There was also a need to attract more female students into science and engineering degrees, and for more higher education collaboration.
Regional and pan-African dialogue and cooperation between universities could foster quality assurance and widen academic opportunities offered to students. Through cooperation with European universities, world-leading expertise in renewable energy could be shared across Africa.
Internationalisation activities could involve exchange of lecturers and students, development and implementation of joint academic programmes, and alignment of research education activities.
Despite the challenges faced by distance education in Africa – for example poor internet access rates, lack of institutional frameworks and limited acceptance – it holds great potential for tertiary education. Distance education can significantly widen university access to people previously excluded due to economic, geographic or social reasons.
Academic education in the field of renewable energy should not be limited to a single discipline as the overlap with other sectors is obvious.
For example, postgraduates from a renewable energy engineering programme will required understanding of energy policy and economics. Programmes should, however, ensure their technical focus, for example by limiting interdisciplinary subjects to 30% of the curriculum.
Programme sustainability is difficult
Sustainable business models for African postgraduate programmes are hard to come by. Initial funding from donor organisations, to transfer into an own funding scheme, is not always successful.
It is not possible for universities to ask for tuition fees similar to those in Europe, North America or Australia.
An additional source of income for universities is consultancy work, as already offered by numerous universities in Africa, and that even may involve work by PhD students. Training for professionals from commerce and industry could also help to decrease dependence on donor funding and tuition fees.
Private sector involvement in academic programmes is limited at most African universities despite related benefits – employability may be increased through private sector engagement in curriculum development and student exposure to the market via internships.
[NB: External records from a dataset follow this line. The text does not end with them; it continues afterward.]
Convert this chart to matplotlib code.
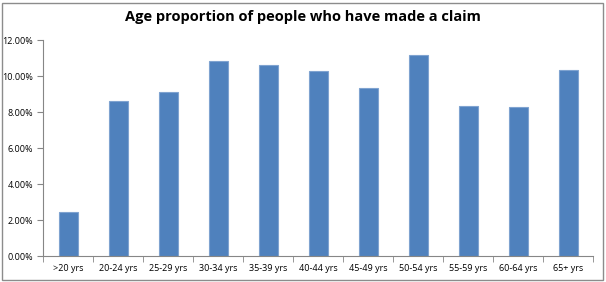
import matplotlib
matplotlib.use('Agg')
import numpy as np
from matplotlib import pyplot as plt
from matplotlib.ticker import PercentFormatter
from matplotlib.patches import Rectangle

# age groups and share of claimants (%)
age_groups = ['>20 yrs', '20-24 yrs', '25-29 yrs', '30-34 yrs', '35-39 yrs', '40-44 yrs',
              '45-49 yrs', '50-54 yrs', '55-59 yrs', '60-64 yrs', '65+ yrs']
claim_pct = [2.44, 8.63, 9.09, 10.83, 10.63, 10.30, 9.35, 11.17, 8.35, 8.28, 10.35]
y_ticks = [0, 2, 4, 6, 8, 10, 12]

plt.rcParams['font.family'] = ['Open Sans', 'DejaVu Sans']

fig = plt.figure(figsize=(6.06, 2.82), dpi=100)
ax = fig.add_axes([43/606, 1 - 256/282, 550/606, 216/282])

x = np.arange(len(age_groups))
ax.bar(x, claim_pct, width=0.38, color='#4F81BD', edgecolor='#7FA3D0', linewidth=0.8, zorder=2)

ax.set_xlim(-0.5, len(age_groups) - 0.5)
ax.set_ylim(0, 12)
ax.set_yticks(y_ticks)
ax.yaxis.set_major_formatter(PercentFormatter(decimals=2))

# category labels in the middle, ticks on the boundaries
ax.set_xticks(x)
ax.set_xticklabels(age_groups)
ax.set_xticks(np.arange(-0.5, len(age_groups)), minor=True)
ax.tick_params(axis='x', which='major', length=0, labelsize=6.5, pad=6)
ax.tick_params(axis='x', which='minor', length=4, color='#868686', direction='out')
ax.tick_params(axis='y', length=4, color='#868686', labelsize=6.5, pad=3)

for side in ['top', 'right']:
    ax.spines[side].set_visible(False)
for side in ['left', 'bottom']:
    ax.spines[side].set_color('#868686')
    ax.spines[side].set_linewidth(0.8)

fig.text(0.5, 1 - 17/282, 'Age proportion of people who have made a claim',
         ha='center', va='center', fontsize=10.5, fontweight='bold')

# outer chart border
fig.patches.append(Rectangle((2/606, 2/282), 601/606, 277/282, transform=fig.transFigure,
                             fill=False, edgecolor='#8C8C8C', linewidth=1))

fig.savefig('out.png', dpi=100)
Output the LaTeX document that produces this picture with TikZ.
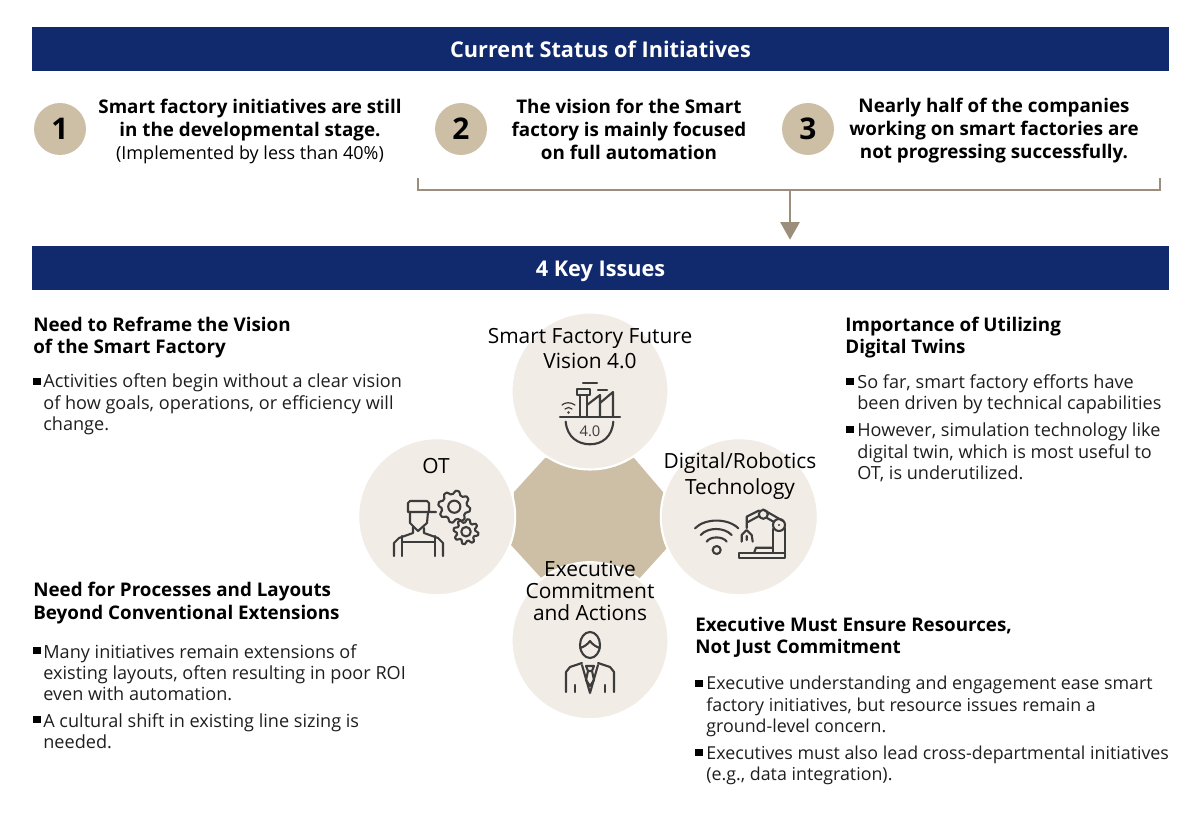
\documentclass[tikz,border=0pt]{standalone}
\usepackage{fontspec}
\setmainfont{Open Sans}
\usetikzlibrary{arrows.meta}
\definecolor{navybar}{HTML}{112A6E}
\definecolor{tanfill}{HTML}{CDBFA5}
\definecolor{palefill}{HTML}{F1ECE5}
\definecolor{linebrown}{HTML}{9C8E7A}
\definecolor{icondark}{HTML}{3C3C3C}
\definecolor{inktext}{HTML}{1E1E1E}
\tikzset{
  titlebar/.style={rectangle,fill=navybar,text=white,minimum width=22.74cm,minimum height=.88cm,inner sep=0pt,text height=12pt,text depth=1.8pt,font=\fontsize{12.35}{14}\selectfont\bfseries},
  numdisc/.style={circle,fill=tanfill,text=black,minimum size=1.04cm,inner sep=0pt,font=\fontsize{17}{20}\selectfont\bfseries},
  itemtxt/.style={align=center,inner sep=0pt,text=black,font=\fontsize{10.7}{13.1}\selectfont\bfseries},
  headtxt/.style={anchor=west,align=left,inner sep=0pt,text=black,font=\fontsize{10.7}{12.6}\selectfont\bfseries},
  bodytxt/.style={anchor=west,align=left,inner sep=0pt,text=inktext,font=\fontsize{10.3}{12.1}\selectfont},
  bulsq/.style={rectangle,fill=black,minimum size=.15cm,inner sep=0pt},
  petal/.style={circle,fill=palefill,draw=white,line width=1.2pt,minimum size=3.14cm,inner sep=0pt},
  petaltxt/.style={align=center,inner sep=0pt,text=black,font=\fontsize{11.9}{14.4}\selectfont},
  icon/.style={draw=icondark,line width=1.2pt,line join=round,line cap=round},
}
\newcommand{\gearshape}[3]{%
  \draw[icon,shift={(#1,#2)},samples=65,domain=0:360]
    plot (\x:{#3-1.6+1.6*sign(sin(8*\x))}) -- cycle
    (0,0) circle ({#3*0.38});}
\begin{document}
\begin{tikzpicture}[x=0.02cm,y=-0.02cm]
\useasboundingbox (0,0) rectangle (1200,813);

\node[titlebar] (statusbar) at (600.5,49) {Current Status of Initiatives};
\node[titlebar] (keybar) at (600.5,268) {4 Key Issues};

\node[numdisc] (n1) at (60,129) {1};
\node[numdisc] (n2) at (461,129) {2};
\node[numdisc] (n3) at (808,129) {3};
\node[itemtxt] (t1) at (250,131) {Smart factory initiatives are still\\in the developmental stage.\\{\mdseries\fontsize{10.25}{13.1}\selectfont (Implemented by less than 40\%)}};
\node[itemtxt] (t2) at (629,129) {The vision for the Smart\\factory is mainly focused\\on full automation};
\node[itemtxt] (t3) at (994,131) {Nearly half of the companies\\working on smart factories are\\not progressing successfully.};

\coordinate (brL) at (418,178);
\coordinate (brR) at (1160,178);
\coordinate (brM) at (790,190);
\draw[linebrown,line width=.85pt] (brL) -- (brL |- brM) -- (brR |- brM) -- (brR);
\draw[linebrown,line width=.85pt,shorten >=3.4pt,-{Triangle[length=10pt,width=11pt]}] (brM) -- (brM |- keybar.north);

\fill[tanfill] (514,492) -- (545,458) -- (634,458) -- (663,492) -- (667,548) -- (638,580) -- (543,580) -- (511,545) -- cycle;
\node[petal] (vision) at (590,391) {};
\node[petal] (ot) at (436.7,516.7) {};
\node[petal] (tech) at (739.3,516.7) {};
\node[petal] (exec) at (590,640.7) {};

\node[petaltxt] (visiontxt) at (590,348.5) {Smart Factory Future\\Vision 4.0};
\node[petaltxt] (ottxt) at (436,466) {OT};
\node[petaltxt] (techtxt) at (740,476) {Digital/Robotics\\Technology};
\node[petaltxt,font=\fontsize{11.9}{12.6}\selectfont] (exectxt) at (590,591) {Executive\\Commitment\\and Actions};

\draw[icon] (560,417.3) -- (620,417.3);
\draw[icon] (565.7,421.7) .. controls (567,437) and (578,444.3) .. (590,444.3) .. controls (602,444.3) and (612,437) .. (613.3,421.7);
\node[inner sep=0pt,text=icondark,font=\fontsize{8.4}{9}\selectfont] (fourzero) at (590,431) {4.0};
\draw[icon] (580,417) -- (580,395) (587,395) -- (587,417) (577,389) rectangle (590,395) (583,383) -- (597,383) (598,390) -- (607,390);
\draw[icon] (587,405) -- (600,395) -- (600,417) (600,403) -- (613,392) -- (613,417);
\draw[icon,line width=.7pt] (562,405) .. controls (565,402) and (571,402) .. (575,405) (565,409) .. controls (567,407) and (570,407) .. (572,409);
\fill[icondark] (568.5,412.5) circle (1.3);

\draw[icon] (408,512) -- (408,503) -- (410,501) -- (427,501) -- (429,503) -- (429,512) (408,512) -- (436,512);
\draw[icon] (410,512) -- (410,523) -- (418,531) -- (427,523) -- (428,512);
\draw[icon] (413,527) -- (413,533) -- (399,538) -- (394,543) -- (394,556);
\draw[icon] (424,528) -- (424,533) -- (438,538) -- (443,543) -- (443,556);
\draw[icon] (402,536) -- (402,556) (435,536) -- (435,556) (402,542) -- (435,542);
\gearshape{454.3}{506.7}{16}
\gearshape{466}{531.7}{12.5}

\draw[icon] (706.7,541.7) .. controls (710,536) and (723,536) .. (726.7,541.7);
\draw[icon] (700.7,535) .. controls (708,527) and (724,527) .. (731.7,535);
\draw[icon] (695,528.3) .. controls (705,518) and (728,518) .. (738.3,528.3);
\draw[icon] (716.7,550) circle (4);
\draw[icon] (739.3,553.3) rectangle (785,558.3);
\draw[icon] (754,553) -- (756,547.7) -- (772.7,547.7);
\draw[icon] (772.7,529) -- (772.7,553) (785,528) -- (785,553);
\draw[icon] (779,525) circle (6);
\draw[icon] (763.3,514.3) circle (4.5);
\fill[icondark] (779,525) circle (1.2);
\draw[icon] (763,509.5) -- (783,521) (767,518) -- (774,522);
\draw[icon] (759,510.5) -- (746.7,516.7) -- (746.7,528) (748,522) -- (759,516);
\draw[icon] (741.7,541.7) -- (741.7,535) -- (746.7,530) -- (751.7,535) -- (752.7,541.7) (746.7,536) -- (746.7,540);

\draw[icon] (590,645) ellipse (10 and 13);
\draw[icon] (580,648) .. controls (584,647) and (588,644) .. (590,641) .. controls (592,644) and (596,647) .. (600,648);
\draw[icon] (566,692) -- (566,672) -- (570,667) -- (582,663);
\draw[icon] (614,692) -- (614,672) -- (610,667) -- (598,663);
\draw[icon] (582,665) -- (590,693) -- (598,665);
\draw[icon] (586,666) -- (594,666) -- (592,671) -- (588,671) -- cycle (588,671) -- (586,680) -- (590,686) -- (594,680) -- (592,671);
\draw[icon] (575,685) -- (575,692) (605,685) -- (605,692);

\node[headtxt] (visionhead) at (33,338) {Need to Reframe the Vision\\of the Smart Factory};
\node[bulsq] (b1) at (37,381.5) {};
\node[bodytxt] (visionbody) at (43,404.5) {Activities often begin without a clear vision\\of how goals, operations, or efficiency will\\change.};

\node[headtxt] (layouthead) at (33,603) {Need for Processes and Layouts\\Beyond Conventional Extensions};
\node[bulsq] (b2) at (37,650.5) {};
\node[bodytxt] (layoutbody1) at (43,672.5) {Many initiatives remain extensions of\\existing layouts, often resulting in poor ROI\\even with automation.};
\node[bulsq] (b3) at (37,719.5) {};
\node[bodytxt] (layoutbody2) at (43,731.5) {A cultural shift in existing line sizing is\\needed.};

\node[headtxt] (twinhead) at (845,338) {Importance of Utilizing\\Digital Twins};
\node[bulsq] (b4) at (850,381.5) {};
\node[bodytxt] (twinbody1) at (857,394) {So far, smart factory efforts have\\been driven by technical capabilities};
\node[bulsq] (b5) at (850,429.5) {};
\node[bodytxt] (twinbody2) at (857,452.5) {However, simulation technology like\\digital twin, which is most useful to\\OT, is underutilized.};

\node[headtxt] (exechead) at (695,637) {Executive Must Ensure Resources,\\Not Just Commitment};
\node[bulsq] (b6) at (699,683.5) {};
\node[bodytxt,font=\fontsize{10.15}{12.1}\selectfont] (execbody1) at (706,706.5) {Executive understanding and engagement ease smart\\factory initiatives, but resource issues remain a\\ground-level concern.};
\node[bulsq] (b7) at (699,752.5) {};
\node[bodytxt,font=\fontsize{10.15}{12.1}\selectfont] (execbody2) at (706,765.5) {Executives must also lead cross-departmental initiatives\\(e.g., data integration).};
\end{tikzpicture}
\end{document}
The establishment of designated liaison offices within universities can promote private sector involvement towards academic programmes well adapted to market needs.
Hayek added: “A list of ongoing and planned academic programmes related to renewable energy in Africa was compiled during the workshop and is available online.
“With the established network of experts, identified key challenges and proposed areas of cooperation, RECP supported activities for higher education for renewables in Africa are now ready for take-off.”
Sendegeya said: "On a long term basis, to ensure sensitisation of key government officials, renewable energy informal education programmes may be conducted or contracted by governments.
“Education should be through both informal and formal education approaches. Tailormade short courses and-or workshops should be organised for special categories of in-service personnel. For example training is important for professionals: architects, engineers, managers and leaders in the public, NGO and private sectors.”
“For long-term planning, energy education programmes should start with lower schools through to tertiary institutions. In academic and research institutions, innovative and competitive research must be emphasised. Research and development must be a concerted effort by both industry and government,” said Sendegeya.
“The training of human resources on the continent using available resources and skilled manpower is vital for long-term sustainability of resource development. The few trained professionals with extra support in terms of facilitation, can sustainably run and manage renewable energy training in higher education institutions.
“Governments in Africa should play a significant role in promoting renewable energy in higher education. Creating an enabling environment for training and promotion, and funding training to build capacity,” Sendegeya concluded.